Applications requiring high availability benefit from the Oracle Parallel Server's failover capability. If the connection through one instance to the database is broken, you can write applications to automatically reconnect through a different instance.
Figure 2-4 illustrates the relative scalability of different application types. Data warehousing applications, depicted by the left-most bubble, typically scale well since updates are less common and the degree of partitioning is higher than other application types. OLTP and departmentalized applications with partitioning and increasing rates of change also scale well.
OLTP applications making random changes to large databases were historically not considered good parallel server candidates. Such applications, however, are becoming more scalable with advanced intra-node communication by way of the interconnect. This is particularly true if, for example, a table is modified on one instance and then another instance reads the table. Such configurations are now much more scalable than in previous releases.
The following guidelines describe situations when parallel processing is not advantageous.
If many users on a large number of nodes modify a small set of data, then synchronization is likely to be very high. However, if they just read data, then no synchronization is required.
For example, it would not be effective to use a table with one row used primarily as a sequence numbering tool. Such a table would be a bottleneck because every process would have to select the row, update it, and release it sequentially.
This section provides general guidelines for partitioning decisions that decrease synchronization and improve performance.

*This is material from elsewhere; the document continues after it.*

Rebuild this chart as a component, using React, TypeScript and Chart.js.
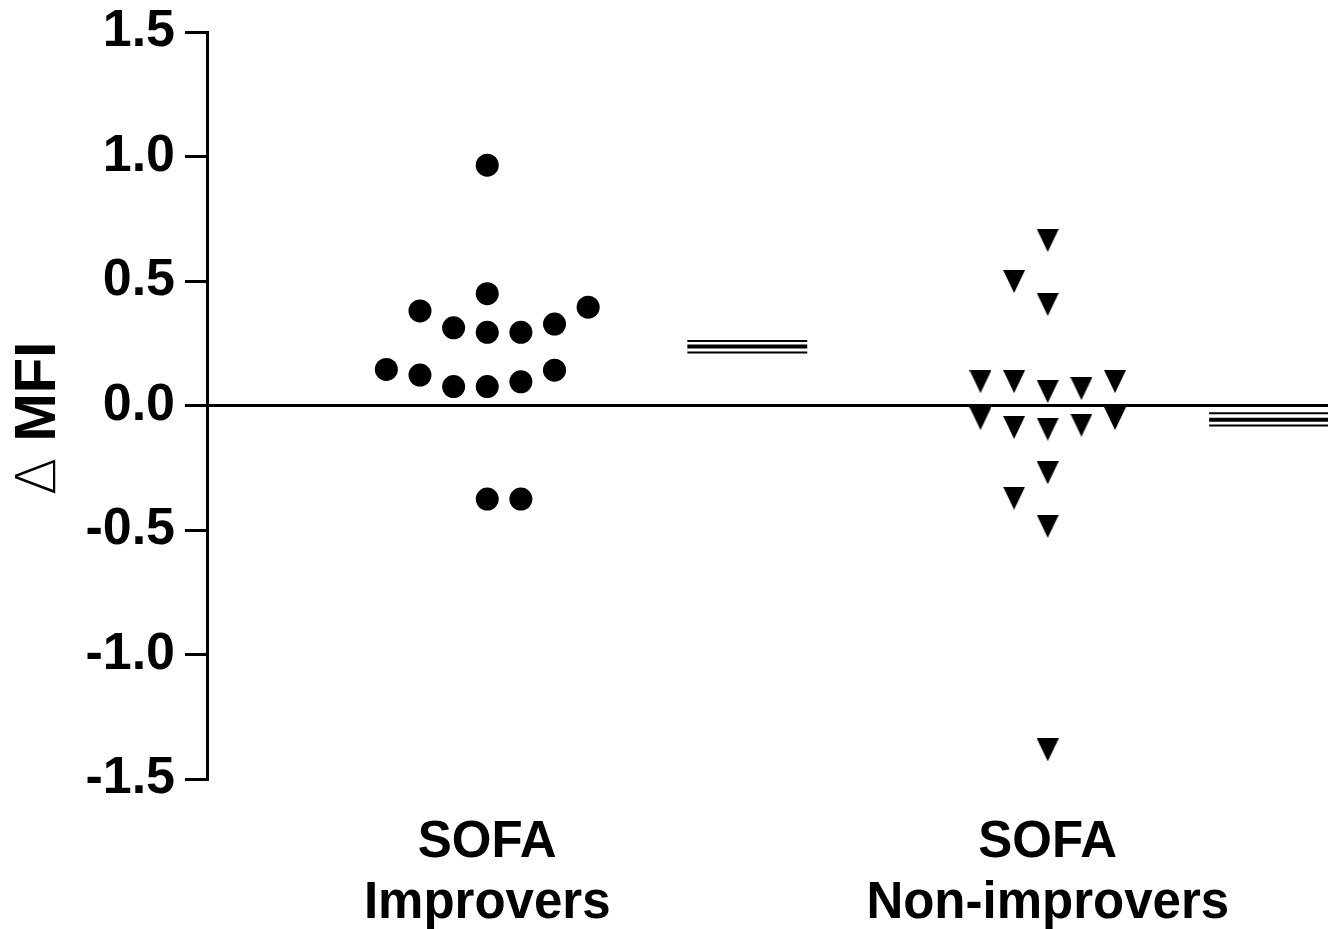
import React, { useEffect, useRef } from "react";
import { Chart, registerables } from "chart.js";

Chart.register(...registerables);

// ---------- DATA ----------
const categories: string[][] = [
  ["SOFA", "Improvers"],
  ["SOFA", "Non-improvers"],
];
const yTickValues = [-1.5, -1.0, -0.5, 0, 0.5, 1.0, 1.5];
const yTitleSymbol = "\u0394";
const yTitleText = " MFI";

// SOFA Improvers (circles): ΔMFI values and column slot in the scatter
const improversValues = [
  0.965, 0.449, 0.38, 0.395, 0.312, 0.294, 0.294, 0.327, 0.145, 0.122, 0.076,
  0.076, 0.095, 0.142, -0.376, -0.376,
];
const improversSlots = [0, 0, -2, 3, -1, 0, 1, 2, -3, -2, -1, 0, 1, 2, 0, 1];

// SOFA Non-improvers (down triangles)
const nonImproversValues = [
  0.663, 0.498, 0.406, 0.096, 0.096, 0.056, 0.068, 0.096, -0.052, -0.088,
  -0.095, -0.079, -0.052, -0.27, -0.372, -0.485, -1.383,
];
const nonImproversSlots = [0, -1, 0, -2, -1, 0, 1, 2, -2, -1, 0, 1, 2, 0, -1, 0, 0];

// mean, upper (mean+SEM), lower (mean-SEM)
const improversMean = [0.237, 0.259, 0.213];
const nonImproversMean = [-0.057, -0.031, -0.08];

// ---------- LAYOUT / STYLE ----------
const SLOT_WIDTH = 0.06;
const MEAN_SPAN_1: [number, number] = [1.357, 1.571];
const MEAN_SPAN_2: [number, number] = [2.288, 2.5];
const FONT = '"Liberation Sans", Arial, Helvetica, sans-serif';

function makeTriangle(): HTMLCanvasElement {
  const c = document.createElement("canvas");
  c.width = 22;
  c.height = 23;
  const g = c.getContext("2d")!;
  g.fillStyle = "#000";
  g.beginPath();
  g.moveTo(0, 0);
  g.lineTo(22, 0);
  g.lineTo(11, 23);
  g.closePath();
  g.fill();
  return c;
}

function meanDatasets(group: number, vals: number[], span: [number, number]) {
  const widths = [4, 2, 2];
  return vals.map((v, i) => ({
    type: "scatter" as const,
    data: [
      { x: span[0], y: v },
      { x: span[1], y: v },
    ],
    showLine: true,
    borderColor: "#000",
    borderWidth: widths[i],
    pointRadius: 0,
    pointHoverRadius: 0,
    label: `mean-${group}-${i}`,
  }));
}

const titlePlugin = {
  id: "yTitleMixed",
  afterDraw(chart: any) {
    const ctx = chart.ctx as CanvasRenderingContext2D;
    ctx.save();
    ctx.translate(55, 418.5);
    ctx.rotate(-Math.PI / 2);
    ctx.fillStyle = "#000";
    ctx.textBaseline = "alphabetic";
    ctx.textAlign = "left";
    const symFont = '200 55px "DejaVu Sans", sans-serif';
    const txtFont = `bold 58px ${FONT}`;
    ctx.font = symFont;
    const w1 = ctx.measureText(yTitleSymbol).width;
    ctx.font = txtFont;
    const w2 = ctx.measureText(yTitleText).width;
    const x0 = -(w1 + w2) / 2;
    ctx.font = symFont;
    ctx.fillText(yTitleSymbol, x0, 0);
    ctx.font = txtFont;
    ctx.fillText(yTitleText, x0 + w1, 0);
    ctx.restore();
  },
};

export default function App() {
  const ref = useRef<HTMLCanvasElement | null>(null);

  useEffect(() => {
    if (!ref.current) return;
    const tri = makeTriangle();

    const chart = new Chart(ref.current, {
      type: "scatter",
      data: {
        datasets: [
          ...meanDatasets(1, improversMean, MEAN_SPAN_1),
          ...meanDatasets(2, nonImproversMean, MEAN_SPAN_2),
          {
            label: "SOFA Improvers",
            data: improversValues.map((v, i) => ({
              x: 1 + improversSlots[i] * SLOT_WIDTH,
              y: v,
            })),
            pointStyle: "circle",
            pointRadius: 11.5,
            pointHoverRadius: 11.5,
            backgroundColor: "#000",
            borderColor: "#000",
            borderWidth: 0,
          },
          {
            label: "SOFA Non-improvers",
            data: nonImproversValues.map((v, i) => ({
              x: 2 + nonImproversSlots[i] * SLOT_WIDTH,
              y: v,
            })),
            pointStyle: tri as any,
            pointRadius: 12,
            pointHoverRadius: 12,
            backgroundColor: "#000",
            borderColor: "#000",
            borderWidth: 0,
          },
        ],
      },
      options: {
        animation: false,
        responsive: false,
        devicePixelRatio: 1,
        layout: { padding: { top: 32, right: 11, left: 0, bottom: 0 } },
        plugins: {
          legend: { display: false },
          tooltip: { enabled: false },
        },
        scales: {
          x: {
            type: "linear",
            min: 0.5,
            max: 2.5,
            grid: { display: false, drawTicks: false },
            border: { display: false },
            afterBuildTicks: (scale: any) => {
              scale.ticks = [{ value: 1 }, { value: 2 }];
            },
            afterFit: (scale: any) => {
              scale.height = 150;
              scale.paddingLeft = 0;
              scale.paddingRight = 0;
            },
            ticks: {
              color: "#000",
              padding: 33,
              maxRotation: 0,
              autoSkip: false,
              font: { family: FONT, size: 51, weight: "bold", lineHeight: 1.2 },
              callback: (value: any) => categories[Math.round(Number(value)) - 1] as any,
            },
          },
          y: {
            type: "linear",
            min: -1.5,
            max: 1.5,
            afterBuildTicks: (scale: any) => {
              scale.ticks = yTickValues.map((v) => ({ value: v }));
            },
            afterFit: (scale: any) => {
              scale.width = 207;
              scale.paddingTop = 0;
              scale.paddingBottom = 0;
            },
            grid: {
              drawOnChartArea: true,
              drawTicks: true,
              tickLength: 22,
              tickWidth: 3,
              tickColor: "#000",
              color: (ctx: any) =>
                ctx.tick && ctx.tick.value === 0 ? "#000" : "rgba(0,0,0,0)",
              lineWidth: 3,
            },
            border: { display: true, color: "#000", width: 3 },
            ticks: {
              color: "#000",
              padding: 10,
              autoSkip: false,
              font: { family: FONT, size: 52, weight: "bold", lineHeight: 1.0 },
              callback: (value: any) => Number(value).toFixed(1),
            },
          },
        },
      },
      plugins: [titlePlugin],
    });

    return () => chart.destroy();
  }, []);

  return (
    <div
      style={{
        position: "absolute",
        left: 0,
        top: 0,
        width: 1340,
        height: 929,
        background: "#fff",
      }}
    >
      <canvas ref={ref} width={1340} height={929} />
    </div>
  );
}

You can partition any of the three elements of processing, depending on function, location, and so on, such that they do not interfere with each other. These elements are:
Partition data, based on groups of users who access it; partition applications into groups that access the same data. Also consider geographic partitioning or partitioning by location.
With vertical partitioning, many tasks can run on a large number of resources without much synchronization. Figure 2-5 illustrates vertical partitioning.
Here, a company's accounts payable and accounts receivable functions have been partitioned by users, application, and data. They have been placed on two separate nodes. Here, most synchronization occurs on the same node; this is very efficient. The cost of synchronization on the local node is cheaper than the cost of synchronization between nodes.
Partition tasks on a subset of resources to reduce synchronization. When you partition, a smaller set of tasks will require access to shared resources.
To illustrate the concept of horizontal partitioning, Figure 2-6 represents the rows of a stock table. If OPS has four instances, each on its own node, then partition them so that each instance accesses only a subset of the data.
In this example, very little synchronization is necessary because the instances access different sets of rows. Similarly, users partitioned by location can often run almost independently. Very little synchronization is needed if users do not access the same data.
Various mistaken notions can lead to unrealistic expectations about parallel processing. Consider the following:
In some applications, a single synchronization (hotshot) may be so expensive as to constitute a problem; in other applications, many synchronizations on less contentious data may be perfectly acceptable.
For example, on some MPP systems if one CPU dies, the entire machine dies. On a cluster, by contrast, if one node dies other nodes survive. The same is also true for MPP systems.